European Case Law Identifier: ECLI:EP:BA:2011:T130307.20110215
Date of decision: 15 February 2011
Case number: T 1303/07
Application number: 05255905.1
IPC class: H04L 12/56
Language of proceedings: EN
Distribution: D
Download and more information:
Decision text in EN (PDF, 27.282K)
Documentation of the appeal procedure can be found in the Register
Bibliographic information is available in: EN
Versions: Unpublished
Title of application: Method and device for selecting internet routing paths
Applicant name: LUCENT TECHNOLOGIES INC.
Opponent name: -
Board: 3.5.05
Headnote: -
Relevant legal provisions:
European Patent Convention Art 123(2)
European Patent Convention 1973 Art 56
European Patent Convention 1973 Art 106
European Patent Convention 1973 Art 107
European Patent Convention 1973 Art 108
European Patent Convention 1973 Art 113(2)
European Patent Convention 1973 Art 114(1)
Keywords: Inventive step - main request and auxiliary requests (no)
Direct and unambiguous disclosure - second auxiliary request (no)
Catchwords:

Considering a well-known problem as an additional and aggregated criterion in a selection process does not involve an inventive step if the claimed solution merely consists in testing whether this problem occurs. The claimed solution circumvents the known problem, but does not solve it by technical means, and therefore does not require an inventive step (see reasons, point 4.1).

Cited decisions:
J 0010/07
T 0138/85
Citing decisions:
-

Summary of Facts and Submissions

I. This appeal is against the decision of the examining division, dispatched on 12 February 2007, refusing European patent application No. 05255905.1 because of lack of novelty (Articles 52(1) EPC and 54(2) EPC 1973) having regard to the disclosure of

D1: CHEN J et al: "A new approach to routing with dynamic metrics" INFOCOM 99 EIGHTEENTH ANNUAL JOINT CONFERENCE OF THE IEEE COMPUTER AND COMMUNICATIONS SOCIETIES. PROCEEDINGS. IEEE NEW YORK, NY, USA 21-25 MARCH 1999, PISCATAWAY, NJ, USA,IEEE , US, vol. 2, 21 March 1999, pages 661 -670, ISBN: 0-7803-5417-6.

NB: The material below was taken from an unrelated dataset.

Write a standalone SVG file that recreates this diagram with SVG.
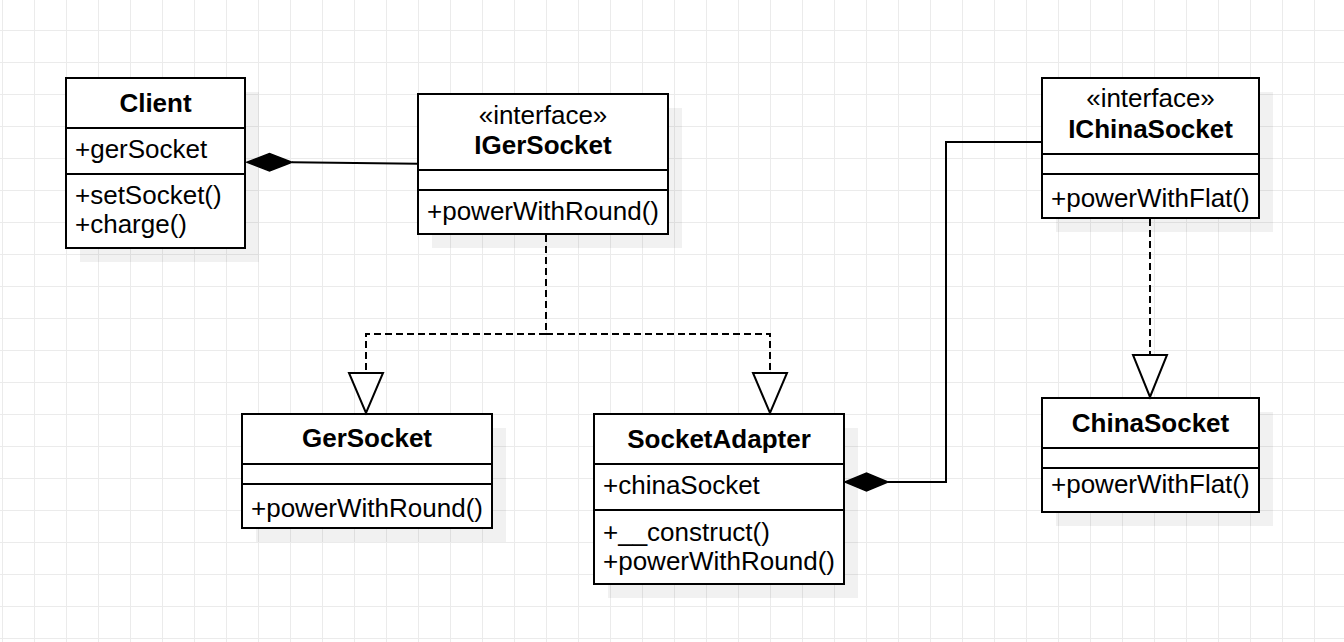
<svg xmlns="http://www.w3.org/2000/svg" width="1344" height="642" viewBox="0 0 1344 642">
<style>
.box{fill:#fff;stroke:#000;stroke-width:2}
.sh{fill:#000;fill-opacity:0.055}
.div{stroke:#000;stroke-width:2;fill:none}
.t{font-family:"Liberation Sans",Arial,sans-serif;font-size:26px;fill:#000}
.b{font-weight:bold;text-anchor:middle}
.c{text-anchor:middle}
.ln{fill:none;stroke:#000;stroke-width:2}
.dash{fill:none;stroke:#000;stroke-width:2;stroke-dasharray:7 4}
.tri{fill:#fff;stroke:#000;stroke-width:2;stroke-linejoin:miter}
.dia{fill:#000;stroke:#000;stroke-width:1.5}
</style>
<defs>
<pattern id="grid" x="2" y="30" width="32" height="32" patternUnits="userSpaceOnUse">
<path d="M0.5 0V32M0 0.5H32" stroke="#ebebeb" stroke-width="1" fill="none"/>
</pattern>
</defs>
<rect width="1344" height="642" fill="#fff"/>
<rect width="1344" height="642" fill="url(#grid)"/>

<g id="Client">
<rect class="sh" x="80" y="92" width="179" height="170"/>
<rect class="box" x="66" y="78" width="179" height="170"/>
<path class="div" d="M66 128H245M66 174H245"/>
<text class="t b" x="155.5" y="112">Client</text>
<text class="t" x="75" y="158">+gerSocket</text>
<text class="t" x="75" y="204">+setSocket()</text>
<text class="t" x="75" y="233">+charge()</text>
</g>

<g id="IGerSocket">
<rect class="sh" x="432" y="108" width="250" height="140"/>
<rect class="box" x="418" y="94" width="250" height="140"/>
<path class="div" d="M418 170H668M418 190H668"/>
<text class="t c" x="543" y="124">«interface»</text>
<text class="t b" x="543" y="154">IGerSocket</text>
<text class="t" x="427" y="220" textLength="232" lengthAdjust="spacingAndGlyphs">+powerWithRound()</text>
</g>

<g id="IChinaSocket">
<rect class="sh" x="1056" y="92" width="217" height="140"/>
<rect class="box" x="1042" y="78" width="217" height="140"/>
<path class="div" d="M1042 154H1259M1042 174H1259"/>
<text class="t c" x="1150.5" y="107">«interface»</text>
<text class="t b" x="1150.5" y="138">IChinaSocket</text>
<text class="t" x="1051" y="207">+powerWithFlat()</text>
</g>

<g id="GerSocket">
<rect class="sh" x="256" y="428" width="250" height="114"/>
<rect class="box" x="242" y="414" width="250" height="114"/>
<path class="div" d="M242 464H492M242 484H492"/>
<text class="t b" x="367" y="447">GerSocket</text>
<text class="t" x="251" y="517" textLength="232" lengthAdjust="spacingAndGlyphs">+powerWithRound()</text>
</g>

<g id="SocketAdapter">
<rect class="sh" x="608" y="428" width="250" height="170"/>
<rect class="box" x="594" y="414" width="250" height="170"/>
<path class="div" d="M594 464H844M594 510H844"/>
<text class="t b" x="719" y="448">SocketAdapter</text>
<text class="t" x="603" y="494">+chinaSocket</text>
<text class="t" x="603" y="541">+__construct()</text>
<text class="t" x="603" y="570" textLength="232" lengthAdjust="spacingAndGlyphs">+powerWithRound()</text>
</g>

<g id="ChinaSocket">
<rect class="sh" x="1056" y="412" width="217" height="114"/>
<rect class="box" x="1042" y="398" width="217" height="114"/>
<path class="div" d="M1042 448H1259M1042 468H1259"/>
<text class="t b" x="1150.5" y="432">ChinaSocket</text>
<text class="t" x="1051" y="493">+powerWithFlat()</text>
</g>

<g id="connectors">
<path class="ln" d="M292 162.3L418 163.7"/>
<polygon class="dia" points="247,162.3 269.5,153.5 292,162.3 269.5,171"/>
<path class="dash" d="M546 235V334H366V373"/>
<polygon class="tri" points="349,373 383,373 366,413"/>
<path class="dash" d="M546 334H770V373"/>
<polygon class="tri" points="753,373 787,373 770,413"/>
<path class="dash" d="M1150 219V355"/>
<polygon class="tri" points="1133,355 1167,355 1150,397"/>
<path class="ln" d="M888 482H946V142H1042"/>
<polygon class="dia" points="845,482 866.5,473 888,482 866.5,491"/>
</g>
</svg>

II. The notice of appeal was submitted on 4 April 2007. The appeal fee was paid on the same day. The statement setting out the grounds of appeal was submitted on 12 June 2007. The appellant requested that a patent be granted on the basis of the set of claims 1 to 10 filed with letter of 11 April 2006 on which the appealed decision is based, or on the basis of the sets of claims 1 to 10 according to the first and second auxiliary requests, both submitted with the statement setting out the grounds of appeal.

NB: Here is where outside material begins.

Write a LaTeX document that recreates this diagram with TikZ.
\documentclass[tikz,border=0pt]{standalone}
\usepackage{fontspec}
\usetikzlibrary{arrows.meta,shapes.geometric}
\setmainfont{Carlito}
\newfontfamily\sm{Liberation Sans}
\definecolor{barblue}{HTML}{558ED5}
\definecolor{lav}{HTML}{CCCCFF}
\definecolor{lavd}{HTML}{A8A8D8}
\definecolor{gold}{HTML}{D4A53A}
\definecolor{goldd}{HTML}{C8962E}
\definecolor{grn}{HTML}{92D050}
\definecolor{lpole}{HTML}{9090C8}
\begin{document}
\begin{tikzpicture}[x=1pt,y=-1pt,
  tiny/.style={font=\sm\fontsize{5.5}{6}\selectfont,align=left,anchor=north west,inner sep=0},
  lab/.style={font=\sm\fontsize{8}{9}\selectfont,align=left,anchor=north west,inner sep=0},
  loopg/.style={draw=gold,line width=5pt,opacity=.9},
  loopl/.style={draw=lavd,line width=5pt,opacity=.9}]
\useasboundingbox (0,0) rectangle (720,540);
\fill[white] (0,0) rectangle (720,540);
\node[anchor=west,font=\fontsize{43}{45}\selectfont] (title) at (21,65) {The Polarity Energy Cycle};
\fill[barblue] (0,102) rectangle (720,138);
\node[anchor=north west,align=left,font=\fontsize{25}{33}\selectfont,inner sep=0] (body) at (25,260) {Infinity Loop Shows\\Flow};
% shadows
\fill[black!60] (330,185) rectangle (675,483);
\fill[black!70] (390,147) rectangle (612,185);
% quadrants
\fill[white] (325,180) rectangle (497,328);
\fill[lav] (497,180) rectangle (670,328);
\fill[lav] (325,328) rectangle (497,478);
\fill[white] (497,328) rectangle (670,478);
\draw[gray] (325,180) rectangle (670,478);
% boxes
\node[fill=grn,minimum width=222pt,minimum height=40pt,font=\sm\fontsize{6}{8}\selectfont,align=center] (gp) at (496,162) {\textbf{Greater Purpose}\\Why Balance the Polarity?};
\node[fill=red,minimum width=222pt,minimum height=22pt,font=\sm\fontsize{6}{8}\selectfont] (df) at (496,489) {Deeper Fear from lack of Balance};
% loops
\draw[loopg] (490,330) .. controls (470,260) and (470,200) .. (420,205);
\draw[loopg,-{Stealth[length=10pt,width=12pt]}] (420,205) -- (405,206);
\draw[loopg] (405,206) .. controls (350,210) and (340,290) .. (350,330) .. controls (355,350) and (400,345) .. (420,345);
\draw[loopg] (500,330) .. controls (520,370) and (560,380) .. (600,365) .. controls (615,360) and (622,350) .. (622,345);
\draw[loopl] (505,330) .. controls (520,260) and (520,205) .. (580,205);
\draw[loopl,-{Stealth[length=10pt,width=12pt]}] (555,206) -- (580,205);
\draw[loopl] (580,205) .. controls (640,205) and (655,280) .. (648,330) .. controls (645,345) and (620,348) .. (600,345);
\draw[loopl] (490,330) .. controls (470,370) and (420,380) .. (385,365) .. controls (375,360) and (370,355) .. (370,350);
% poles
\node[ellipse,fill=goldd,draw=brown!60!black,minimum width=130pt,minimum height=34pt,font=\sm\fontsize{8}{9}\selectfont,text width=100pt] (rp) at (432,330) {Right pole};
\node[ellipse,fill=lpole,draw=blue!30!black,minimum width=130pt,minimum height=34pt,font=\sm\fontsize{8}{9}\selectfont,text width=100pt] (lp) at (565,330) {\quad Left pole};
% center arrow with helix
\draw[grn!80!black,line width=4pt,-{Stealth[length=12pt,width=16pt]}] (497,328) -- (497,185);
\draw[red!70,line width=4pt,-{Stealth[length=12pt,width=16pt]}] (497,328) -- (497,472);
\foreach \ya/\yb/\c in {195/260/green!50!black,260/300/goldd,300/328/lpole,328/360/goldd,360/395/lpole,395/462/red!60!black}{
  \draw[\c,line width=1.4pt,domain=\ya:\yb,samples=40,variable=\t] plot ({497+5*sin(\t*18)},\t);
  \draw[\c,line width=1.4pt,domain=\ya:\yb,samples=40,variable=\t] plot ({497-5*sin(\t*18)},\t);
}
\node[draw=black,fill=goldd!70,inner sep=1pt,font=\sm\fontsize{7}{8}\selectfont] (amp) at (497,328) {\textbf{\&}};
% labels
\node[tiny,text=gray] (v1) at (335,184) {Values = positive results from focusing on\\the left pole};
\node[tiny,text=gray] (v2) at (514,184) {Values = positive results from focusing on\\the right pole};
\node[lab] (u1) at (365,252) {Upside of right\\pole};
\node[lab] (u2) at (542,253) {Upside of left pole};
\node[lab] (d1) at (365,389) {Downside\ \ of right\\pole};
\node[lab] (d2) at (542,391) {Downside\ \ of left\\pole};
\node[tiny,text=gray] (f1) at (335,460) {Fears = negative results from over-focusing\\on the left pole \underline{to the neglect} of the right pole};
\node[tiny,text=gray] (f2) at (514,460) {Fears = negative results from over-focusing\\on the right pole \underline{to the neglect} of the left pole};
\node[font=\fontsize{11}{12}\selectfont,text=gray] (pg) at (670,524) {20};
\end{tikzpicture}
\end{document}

III. A summons to oral proceedings to be held on 15 February 2011 was issued on 23 November 2010. In an annex accompanying the summons the board expressed its preliminary opinion that the subject-matter of the independent claims of all requests did not involve an inventive step (Article 56 EPC 1973) having regard to the disclosure of D1 and

D3: US 6704795 B1,

D4: WO 02/23833 A2 and

D5: WO 95/18498 A1.

Prior-art publication D5 was introduced into the proceedings of the board's own motion in accordance with Article 114(1) EPC 1973. The board gave its reasons for the objections and stated that the appellant's arguments were not convincing.

IV. By facsimile received on 14 January 2011 the appellant submitted three sets of claims according to a main request, and first and second auxiliary requests together with arguments in favour of an inventive step over the prior art on file. The appellant informed the board that it would not be attending the oral proceedings.

V. Independent claim 1 according to the main request reads as follows:

"1. A method CHARACTERIZED BY the selection of Internet routing paths at least between networks comprising:

comparing a next available path (i") for routing a packet to a pre-existing path (i); and

selecting either the next available path or the pre-existing path as a best available path based on whether a metric associated with the next available path equals or exceeds a threshold."

Independent claim 1 according to the first auxiliary request reads as follows:

"1. A method CHARACTERIZED BY the selection of Internet routing paths at least between networks comprising:

comparing a next available path (i") for routing a packet to a pre-existing path (i); and

selecting either the next available path or the pre-existing path as a best available path based on whether a metric associated with the next available path equals or exceeds a threshold and provided the selected path does not cause a packet to be looped back."

Independent claim 1 according to the second auxiliary request reads as follows:

"1. A method CHARACTERIZED BY the selection of Internet routing paths at least between networks comprising:

comparing a next available path (i") for routing a packet to a pre-existing path (i) at each BGP edge node; and

selecting either the next available path or the pre-existing path as a best available path based on whether a metric associated with the next available path equals or exceeds a threshold and provided the selected path does not cause a packet to be looped back."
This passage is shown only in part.